What Is a Busbar?

Busbars are solid metal bars used to carry current. Typically made from copper or aluminum, busbars are rigid and flat — wider than cables but up to 70 percent shorter in height. They can also carry more current than cables with the same cross-sectional area. These attributes make busbars ideal for some high-voltage connections in electric vehicles (EVs) and a key component of the electrical architectures of tomorrow’s vehicles.

Busbars

Busbar drivers

The first factor driving busbar adoption is the lack of space within today’s vehicles. Every sensor, actuator and electric/electronic device in a vehicle requires power and data lines, along with all of the packaging space that goes with them. Because busbars do not sit as high as cables do, their lower-profile routing leaves room for other electrical content. They can also be formed at angles more tightly and more precisely than a cable can bend, fitting closely to vehicle profiles.

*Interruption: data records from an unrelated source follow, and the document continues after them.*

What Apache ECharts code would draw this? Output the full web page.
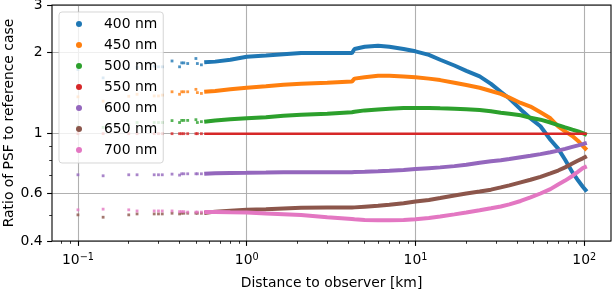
<!DOCTYPE html>
<html><head><meta charset="utf-8">
<script src="https://cdn.jsdelivr.net/npm/echarts@6/dist/echarts.min.js"></script>
<style>html,body{margin:0;padding:0;background:#fff}#c{width:613px;height:289px}</style>
</head><body><div id="c"></div>
<script>
const seriesNames = ['400 nm','450 nm','500 nm','550 nm','600 nm','650 nm','700 nm'];
const seriesColors = ['#1f77b4','#ff7f0e','#2ca02c','#d62728','#9467bd','#8c564b','#e377c2'];

// sparse (individually visible) points at short distances [km]
const sparseX = [0.1, 0.141, 0.2, 0.224, 0.283, 0.3, 0.316, 0.361, 0.4, 0.412, 0.424, 0.447, 0.5, 0.51, 0.539];
const sparse400 = [1.73, 1.61, 1.75, 1.76, 1.78, 1.77, 1.77, 1.86, 1.77, 1.83, 1.83, 1.82, 1.90, 1.82, 1.80];
const sparse450 = [1.37, 1.32, 1.376, 1.40, 1.38, 1.38, 1.39, 1.43, 1.40, 1.43, 1.43, 1.43, 1.46, 1.42, 1.41];
const sparse500 = [1.06, 1.055, 1.08, 1.10, 1.10, 1.10, 1.10, 1.118, 1.10, 1.12, 1.12, 1.12, 1.127, 1.10, 1.108];
const sparse550 = [1, 1, 1, 1, 1, 1, 1, 1, 1, 1, 1, 1, 1, 1, 1];
const sparse600 = [0.704, 0.698, 0.704, 0.704, 0.704, 0.704, 0.704, 0.708, 0.702, 0.71, 0.71, 0.71, 0.71, 0.71, 0.71];
const sparse650 = [0.50, 0.49, 0.50, 0.504, 0.504, 0.504, 0.504, 0.507, 0.504, 0.507, 0.507, 0.507, 0.507, 0.507, 0.507];
const sparse700 = [0.522, 0.525, 0.522, 0.517, 0.517, 0.517, 0.517, 0.517, 0.514, 0.514, 0.514, 0.512, 0.512, 0.512, 0.512];

// dense band of points (read along the band)
const denseX = [0.56, 0.65, 0.8, 1.0, 1.3, 1.65, 2.1, 3.0, 4.2, 4.35, 5.0, 6.0, 7.0, 8.5, 10, 12, 14, 17, 20, 24, 28, 32, 36, 42, 48, 55, 63, 70, 77, 85, 92, 98, 103.5];
const dense400 = [1.84, 1.85, 1.88, 1.93, 1.95, 1.97, 1.99, 1.99, 1.99, 2.06, 2.10, 2.12, 2.10, 2.06, 2.02, 1.96, 1.88, 1.79, 1.71, 1.63, 1.53, 1.43, 1.35, 1.23, 1.14, 1.065, 0.95, 0.88, 0.80, 0.72, 0.67, 0.636, 0.61];
const dense450 = [1.43, 1.44, 1.46, 1.48, 1.50, 1.52, 1.53, 1.545, 1.56, 1.60, 1.62, 1.64, 1.64, 1.63, 1.62, 1.60, 1.58, 1.545, 1.515, 1.48, 1.44, 1.405, 1.36, 1.30, 1.26, 1.20, 1.14, 1.065, 1.02, 0.98, 0.94, 0.90, 0.87];
const dense500 = [1.108, 1.12, 1.13, 1.14, 1.15, 1.166, 1.175, 1.185, 1.20, 1.205, 1.22, 1.23, 1.238, 1.244, 1.246, 1.246, 1.242, 1.238, 1.232, 1.224, 1.21, 1.195, 1.185, 1.17, 1.145, 1.127, 1.10, 1.075, 1.055, 1.035, 1.02, 1.005, 0.99];
const dense550 = [1, 1, 1, 1, 1, 1, 1, 1, 1, 1, 1, 1, 1, 1, 1, 1, 1, 1, 1, 1, 1, 1, 1, 1, 1, 1, 1, 1, 1, 1, 1, 1, 1];
const dense600 = [0.71, 0.714, 0.715, 0.716, 0.718, 0.72, 0.72, 0.72, 0.72, 0.721, 0.722, 0.725, 0.728, 0.733, 0.739, 0.745, 0.75, 0.758, 0.767, 0.78, 0.79, 0.797, 0.805, 0.818, 0.828, 0.84, 0.853, 0.865, 0.878, 0.893, 0.905, 0.915, 0.925];
const dense650 = [0.508, 0.514, 0.518, 0.522, 0.525, 0.528, 0.531, 0.532, 0.532, 0.533, 0.536, 0.54, 0.545, 0.552, 0.56, 0.568, 0.577, 0.59, 0.60, 0.61, 0.62, 0.632, 0.643, 0.66, 0.675, 0.692, 0.712, 0.73, 0.75, 0.775, 0.795, 0.81, 0.825];
const dense700 = [0.512, 0.512, 0.511, 0.51, 0.506, 0.503, 0.499, 0.49, 0.483, 0.482, 0.479, 0.478, 0.478, 0.479, 0.482, 0.487, 0.493, 0.502, 0.51, 0.52, 0.529, 0.537, 0.547, 0.563, 0.58, 0.60, 0.623, 0.648, 0.67, 0.697, 0.723, 0.745, 0.756];

const xMajorTicks = [0.1, 1, 10, 100];
const xMinorTicks = [0.08, 0.09, 0.2, 0.3, 0.4, 0.5, 0.6, 0.7, 0.8, 0.9, 2, 3, 4, 5, 6, 7, 8, 9, 20, 30, 40, 50, 60, 70, 80, 90];
const yMajorTicks = [0.4, 0.6, 1, 2, 3];
const yMinorTicks = [0.5, 0.7, 0.8, 0.9];

const sparseY = [sparse400, sparse450, sparse500, sparse550, sparse600, sparse650, sparse700];
const denseY = [dense400, dense450, dense500, dense550, dense600, dense650, dense700];

const FONT = 'DejaVu Sans';
const FS = 13.9;
const chart = echarts.init(document.getElementById('c'), null, {renderer: 'canvas'});

const series = [];
seriesNames.forEach((name, k) => {
  const color = seriesColors[k];
  series.push({
    type: 'line', name: name, xAxisIndex: 0, yAxisIndex: 0,
    data: denseX.map((x, i) => [x, denseY[k][i]]),
    showSymbol: false, symbol: 'none', smooth: false,
    lineStyle: {color: color, width: k === 3 ? 2.5 : 4},
    itemStyle: {color: color}, silent: true
  });
  series.push({
    type: 'scatter', name: name, xAxisIndex: 0, yAxisIndex: 0,
    data: sparseX.map((x, i) => [x, sparseY[k][i]]),
    symbol: 'rect', symbolSize: 2.8,
    itemStyle: {color: color}, silent: true
  });
});

function supLabel(v) {
  const e = Math.round(Math.log10(v));
  return '{b|10}{s|' + (e < 0 ? '\u2212' + (-e) : String(e)) + '}';
}

const option = {
  animation: false,
  backgroundColor: '#fff',
  textStyle: {fontFamily: FONT},
  grid: {left: 52, top: 5, width: 559, height: 236, show: true, borderColor: '#000', borderWidth: 1.1,
    backgroundColor: 'transparent', z: 5, containLabel: false, outerBoundsMode: 'none'},
  legend: {
    show: true, orient: 'vertical', left: 59, top: 12,
    data: seriesNames.map(n => ({name: n, icon: 'circle'})),
    itemWidth: 6, itemHeight: 6, itemGap: 5,
    padding: [4, 6, 5, 17],
    backgroundColor: 'rgba(255,255,255,0.8)', borderColor: 'rgba(204,204,204,0.8)', borderWidth: 1, borderRadius: 3,
    textStyle: {fontFamily: FONT, fontSize: FS, color: '#000', lineHeight: 16, padding: [0, 0, 0, 17]},
    selectedMode: false, z: 10
  },
  xAxis: [{
    type: 'log', logBase: 10, min: 0.0702, max: 144, gridIndex: 0, position: 'bottom',
    axisLine: {show: false},
    axisTick: {show: true, customValues: xMajorTicks, length: 4.9, lineStyle: {color: '#000', width: 1.1}},
    minorTick: {show: false},
    axisLabel: {customValues: xMajorTicks, formatter: supLabel, margin: 11.3, color: '#000',
      rich: {b: {fontFamily: FONT, fontSize: FS, lineHeight: 16, color: '#000'},
             s: {fontFamily: FONT, fontSize: 9.7, lineHeight: 10, verticalAlign: 'top', color: '#000'}}},
    splitLine: {show: true, lineStyle: {color: '#b0b0b0', width: 1.1}},
    name: 'Distance to observer [km]', nameLocation: 'middle', nameGap: 35, nameMoveOverlap: false,
    nameTextStyle: {fontFamily: FONT, fontSize: FS, color: '#000'}
  }, {
    type: 'log', logBase: 10, min: 0.0702, max: 144, gridIndex: 0, position: 'bottom',
    axisLine: {show: false}, axisLabel: {show: false}, splitLine: {show: false},
    axisTick: {show: true, customValues: xMinorTicks, length: 2.8, lineStyle: {color: '#000', width: 0.8}}
  }],
  yAxis: [{
    type: 'log', logBase: 10, min: 0.4, max: 3, gridIndex: 0, position: 'left',
    axisLine: {show: false},
    axisTick: {show: true, customValues: yMajorTicks, length: 4.9, lineStyle: {color: '#000', width: 1.1}},
    minorTick: {show: false},
    axisLabel: {customValues: yMajorTicks, formatter: v => String(v), margin: 9.3, color: '#000', fontFamily: FONT, fontSize: FS},
    splitLine: {show: true, lineStyle: {color: '#b0b0b0', width: 1.1}},
    name: 'Ratio of PSF to reference case', nameLocation: 'middle', nameGap: 36, nameMoveOverlap: false,
    nameTextStyle: {fontFamily: FONT, fontSize: FS, color: '#000'}
  }, {
    type: 'log', logBase: 10, min: 0.4, max: 3, gridIndex: 0, position: 'left',
    axisLine: {show: false}, axisLabel: {show: false}, splitLine: {show: false},
    axisTick: {show: true, customValues: yMinorTicks, length: 2.8, lineStyle: {color: '#000', width: 0.8}}
  }],
  series: series
};
chart.setOption(option);
</script>
</body></html>
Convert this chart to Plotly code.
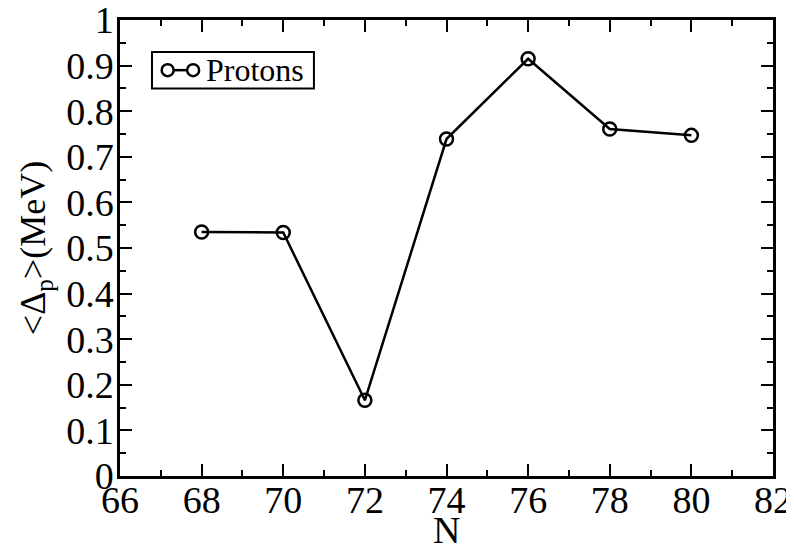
import plotly.graph_objects as go

N = [68, 70, 72, 74, 76, 78, 80]
delta_p = [0.535, 0.534, 0.166, 0.739, 0.915, 0.761, 0.747]
series_name = "Protons"
x_ticks = [66, 68, 70, 72, 74, 76, 78, 80, 82]
y_ticks = [0, 0.1, 0.2, 0.3, 0.4, 0.5, 0.6, 0.7, 0.8, 0.9, 1]
y_tick_labels = ["0", "0.1", "0.2", "0.3", "0.4", "0.5", "0.6", "0.7", "0.8", "0.9", "1"]
x_title = "N"
y_title = "<Δ<sub>p</sub>>(MeV)"

FONT = "Liberation Serif, Times New Roman, Times, serif"

fig = go.Figure()
fig.add_trace(go.Scatter(
    x=N, y=delta_p, mode="lines+markers", name=series_name,
    line=dict(color="black", width=2.5),
    marker=dict(symbol="circle-open", size=13, color="black", line=dict(width=2.5)),
    showlegend=False,
))

axis_common = dict(
    showgrid=False, zeroline=False, showline=True, linecolor="black", linewidth=2.5,
    mirror="allticks", ticks="inside", ticklen=12, tickwidth=2, tickcolor="black",
    tickfont=dict(family=FONT, size=38, color="black"), automargin=False,
    ticklabeloverflow="allow",
)

fig.update_xaxes(
    range=[66, 82], tickvals=x_ticks, ticktext=[str(v) for v in x_ticks],
    minor=dict(ticks="inside", ticklen=6, tickwidth=2, tickcolor="black", dtick=1),
    ticklabelstandoff=-11,
    **axis_common,
)
fig.update_yaxes(
    range=[0, 1], tickvals=y_ticks, ticktext=y_tick_labels,
    minor=dict(ticks="inside", ticklen=6, tickwidth=2, tickcolor="black", dtick=0.05),
    ticklabelstandoff=-4,
    title=dict(text=y_title, font=dict(family=FONT, size=36, color="black"), standoff=10),
    **axis_common,
)

# custom legend (o-o symbol) in paper coordinates
lx0, lx1, ly0, ly1 = 0.049, 0.297, 0.85, 0.93
cy = (ly0 + ly1) / 2
c1, c2 = 0.073, 0.112
shapes = [
    dict(type="rect", xref="paper", yref="paper", x0=lx0, x1=lx1, y0=ly0, y1=ly1,
         line=dict(color="black", width=2), fillcolor="white"),
    dict(type="line", xref="paper", yref="paper", x0=c1, x1=c2, y0=cy, y1=cy,
         line=dict(color="black", width=2.5)),
]
for cx in (c1, c2):
    r_px = 6
    shapes.append(dict(type="circle", xref="paper", yref="paper",
                       xsizemode="pixel", ysizemode="pixel", xanchor=cx, yanchor=cy,
                       x0=-r_px, x1=r_px, y0=-r_px, y1=r_px,
                       line=dict(color="black", width=2.5), fillcolor="white"))
fig.update_layout(
    shapes=shapes,
    annotations=[
        dict(text=series_name, xref="paper", yref="paper", x=0.128, y=cy,
             xanchor="left", yanchor="middle", showarrow=False,
             font=dict(family=FONT, size=32, color="black")),
        dict(text=x_title, xref="paper", yref="paper", x=0.5, y=-0.118,
             xanchor="center", yanchor="middle", showarrow=False,
             font=dict(family=FONT, size=38, color="black")),
    ],
    width=786, height=537,
    margin=dict(l=112, r=21, t=12, b=69, pad=0),
    plot_bgcolor="white", paper_bgcolor="white",
    font=dict(family=FONT, color="black"),
)

fig.write_html("out.html")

The second factor is the need for automated assembly. Even though much automotive assembly has become automated, installing wiring continues to be a largely manual task. The flexibility that has made cabling ubiquitous can make it very difficult for a robotic arm to hold a wiring harness and place it correctly in a vehicle. In contrast, it is much more straightforward for a robot to move a rigid busbar into place. Automated assembly is less expensive from a labor standpoint, it enables higher quality, and it is also safer, given that EVs operate at high power and can expose assembly workers to powerful electric currents.

The third factor driving adoption is that busbars can carry more current because of their shape. OEMs are looking to increase power to their EVs’ batteries to reduce charging times, and a busbar can support up to 15 percent more power than a cable with the same cross-sectional area. In addition, the larger surface area of a busbar dissipates heat more efficiently than a cable over its entire length — another advantage as OEMs seek to increase power levels.

Looking forward

Today, busbars are already proving to be valuable as battery interconnects, linking the short distances between battery cell modules in modern EVs. As busbars expand beyond the battery, OEMs must weigh design decisions in the context of their full electrical/electronic architectures. The architecture will determine whether to use busbars, where to put them, how to connect them to other components, and where to add shielding or flexibility.

Busbars are integral to Aptiv’s Smart Vehicle Architecture™ vision for tomorrow’s vehicles, which couples busbars with a modular zonal architecture and our Dock & Lock™ connection system to simplify the overall design and enable more automated assembly.